Thomas Vinterberg, Naomi Kawase, François Ozon, Sarunas Bartas o, sobre todo, Dea Kulumbegashvili (el gran descubrimiento no solo del festival, sino directamente del año) han dado lustre a una Competición por la Concha de Oro que, increíblemente, ha vuelto a brillar en el año más oscuro. Incluso en Culinary Zinema pudieron desenterrarse joyas del calibre de “The Truffle Hunters”, de Michael Dweck y Gregory Kershaw, precioso documental apadrinado por Luca Guadagnino, y al que el equipo cannoise de Thierry Frémaux ya había echado antes el guante.

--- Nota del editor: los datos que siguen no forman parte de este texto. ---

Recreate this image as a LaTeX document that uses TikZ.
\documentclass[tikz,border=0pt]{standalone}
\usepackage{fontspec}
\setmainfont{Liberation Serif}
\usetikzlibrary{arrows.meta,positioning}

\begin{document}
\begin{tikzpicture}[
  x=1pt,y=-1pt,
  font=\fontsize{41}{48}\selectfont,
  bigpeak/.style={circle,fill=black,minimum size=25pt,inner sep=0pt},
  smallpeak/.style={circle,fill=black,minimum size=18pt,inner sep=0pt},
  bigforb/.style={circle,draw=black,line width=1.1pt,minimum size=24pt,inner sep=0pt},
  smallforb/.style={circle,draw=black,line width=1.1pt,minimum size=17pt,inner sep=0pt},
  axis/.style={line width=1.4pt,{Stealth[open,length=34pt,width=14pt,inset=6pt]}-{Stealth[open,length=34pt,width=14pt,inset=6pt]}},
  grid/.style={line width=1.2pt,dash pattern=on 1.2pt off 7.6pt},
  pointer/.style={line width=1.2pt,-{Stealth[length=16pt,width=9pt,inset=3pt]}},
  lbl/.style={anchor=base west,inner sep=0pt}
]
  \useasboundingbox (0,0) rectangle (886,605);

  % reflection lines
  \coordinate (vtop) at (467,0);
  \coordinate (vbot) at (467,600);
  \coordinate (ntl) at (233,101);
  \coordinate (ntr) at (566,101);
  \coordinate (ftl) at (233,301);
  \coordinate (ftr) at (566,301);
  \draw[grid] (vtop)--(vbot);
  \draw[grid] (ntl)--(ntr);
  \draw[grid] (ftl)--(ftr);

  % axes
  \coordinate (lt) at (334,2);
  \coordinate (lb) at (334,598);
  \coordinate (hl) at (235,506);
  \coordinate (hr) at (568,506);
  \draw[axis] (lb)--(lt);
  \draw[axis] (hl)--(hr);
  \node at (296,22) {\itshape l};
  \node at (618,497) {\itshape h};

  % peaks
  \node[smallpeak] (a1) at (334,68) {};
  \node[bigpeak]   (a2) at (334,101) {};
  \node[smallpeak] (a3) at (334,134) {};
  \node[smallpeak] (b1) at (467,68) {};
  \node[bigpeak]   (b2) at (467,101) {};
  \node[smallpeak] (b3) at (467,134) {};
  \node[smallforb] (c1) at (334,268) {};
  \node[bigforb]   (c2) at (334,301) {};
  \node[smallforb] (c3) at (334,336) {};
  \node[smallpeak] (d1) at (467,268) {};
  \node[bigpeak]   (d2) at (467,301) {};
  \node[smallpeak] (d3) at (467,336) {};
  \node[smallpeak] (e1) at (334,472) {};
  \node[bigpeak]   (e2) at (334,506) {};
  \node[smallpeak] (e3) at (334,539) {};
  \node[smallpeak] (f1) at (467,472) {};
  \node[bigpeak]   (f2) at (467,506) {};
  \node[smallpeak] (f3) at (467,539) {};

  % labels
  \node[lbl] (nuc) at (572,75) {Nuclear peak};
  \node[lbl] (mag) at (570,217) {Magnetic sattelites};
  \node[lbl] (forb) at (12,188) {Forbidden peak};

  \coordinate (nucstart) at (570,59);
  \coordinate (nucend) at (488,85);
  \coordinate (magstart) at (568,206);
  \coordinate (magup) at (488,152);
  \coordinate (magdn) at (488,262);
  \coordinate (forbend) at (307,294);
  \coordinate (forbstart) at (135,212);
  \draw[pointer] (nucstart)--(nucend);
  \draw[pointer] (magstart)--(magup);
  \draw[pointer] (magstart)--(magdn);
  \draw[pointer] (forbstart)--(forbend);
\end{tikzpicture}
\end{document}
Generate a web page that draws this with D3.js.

Pero es que además de esto, la que podríamos considerar como «cosecha propia» también rindió. Antonio Méndez Esparza y Julien Temple justificaron la inclusión de la no-ficción en la Sección Oficial a Competición, el argentino Eduardo Crespo se lució con el luminoso réquiem de ‘Nosotros nunca moriremos’ y Woody Allen cumplió con lo previsto en su postal de amor a Donostia. Aquello era ‘Rifkin’s Festival’, una fantasía fuertemente basada en recuerdos cinéfilos reales. Y esto mismo ha sido Zinemaldia.

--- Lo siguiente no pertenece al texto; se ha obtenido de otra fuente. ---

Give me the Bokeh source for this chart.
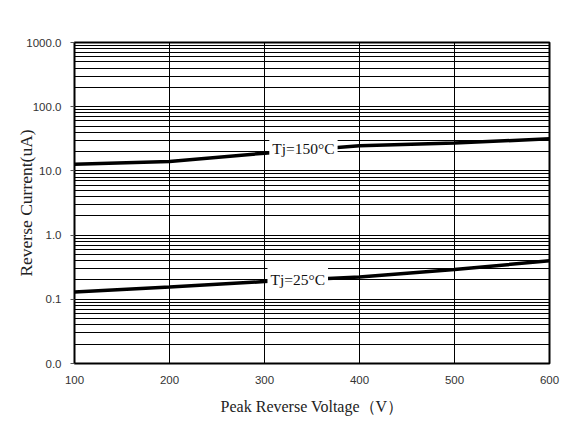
from bokeh.plotting import figure
from bokeh.models import FixedTicker, CustomJSTickFormatter, Label, Range1d
from bokeh.embed import file_html
from bokeh.resources import INLINE

# ---- data ----
voltage = [100, 200, 300, 400, 500, 600]
current_150 = [12.7, 14.0, 18.9, 24.6, 27.1, 31.6]
current_25 = [0.130, 0.156, 0.189, 0.223, 0.291, 0.398]
y_major = [0.01, 0.1, 1, 10, 100, 1000]
y_minor = [m * d for d in [0.01, 0.1, 1, 10, 100] for m in range(2, 10)]
x_ticks = [100, 200, 300, 400, 500, 600]
label_150 = "Tj=150°C"
label_25 = "Tj=25°C"

p = figure(width=585, height=421, y_axis_type="log",
           x_range=Range1d(100, 600), y_range=Range1d(0.01, 1000),
           output_backend="svg", toolbar_location=None,
           min_border_left=74, min_border_right=36,
           min_border_top=42, min_border_bottom=58)
p.background_fill_color = "white"
p.border_fill_color = "white"
p.outline_line_color = "black"
p.outline_line_width = 2

# axes
p.xaxis.ticker = FixedTicker(ticks=x_ticks)
p.yaxis.ticker = FixedTicker(ticks=y_major, minor_ticks=y_minor)
p.yaxis.formatter = CustomJSTickFormatter(code="return tick.toFixed(1);")
for ax in (p.xaxis[0], p.yaxis[0]):
    ax.axis_line_color = None
    ax.minor_tick_line_color = None
    ax.major_label_text_font = "Liberation Sans"
    ax.major_label_text_font_size = "11.5px"
    ax.major_label_text_color = "#333333"
    ax.axis_label_text_font = "Liberation Serif"
    ax.axis_label_text_font_style = "normal"
    ax.axis_label_text_color = "#222222"

p.xaxis.major_tick_line_color = None
p.xaxis.major_tick_out = 0
p.xaxis.major_tick_in = 0
p.xaxis.major_label_standoff = 12
p.xaxis.axis_label = "Peak Reverse Voltage（V）"
p.xaxis.axis_label_text_font_size = "16px"
p.xaxis.axis_label_standoff = 11

p.yaxis.major_tick_line_color = "#555555"
p.yaxis.major_tick_out = 4
p.yaxis.major_tick_in = 0
p.yaxis.major_label_standoff = 9
p.yaxis.axis_label = "Reverse Current(uA)"
p.yaxis.axis_label_text_font_size = "17.5px"
p.yaxis.axis_label_standoff = -13

# grid
p.xgrid.grid_line_color = "black"
p.xgrid.grid_line_width = 1
p.ygrid.grid_line_color = "black"
p.ygrid.grid_line_width = 1
p.ygrid.minor_grid_line_color = "black"
p.ygrid.minor_grid_line_width = 1

# curves
p.line(voltage, current_150, line_color="black", line_width=3.5)
p.line(voltage, current_25, line_color="black", line_width=3.5)

# labels
for txt, x, y in [(label_150, 341, 22.5), (label_25, 335, 0.205)]:
    p.add_layout(Label(x=x, y=y, text=txt, text_align="center", text_baseline="middle",
                       text_font="Liberation Serif", text_font_size="15.5px",
                       text_color="#111111",
                       background_fill_color="white", padding=3))

open("out.html", "w").write(file_html(p, INLINE))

Un certamen que además supo mimar la producción propia, ofreciendo un puñado de títulos ideal para que la maquinaria vasca conquistara también la épica de lucirse en las circunstancias más adversas. ‘Akelarre’, de Pablo Agüero, reivindicó el euskara como portentoso refugio ante la barbarie del pensamiento único, en Nuevos Directores, Imanol Rayo firmó, con ‘Hil Kanpaiak’, un más que solvente thriller rural, cuya energía no podía entenderse sin pasar antes por la comprensión de las rivalidades atávicas que siembran la tierra. Por último, y más allá del bochornoso espectáculo en sala ofrecido por Eugène Green, quedó la magia de ‘Atarrabi et Mikelats’, o sea, la más pura reivindicación de un folclore que, con razón, es la base del orgullo de cualquier pueblo, hable la lengua que hable. Chúpate esta, 2020.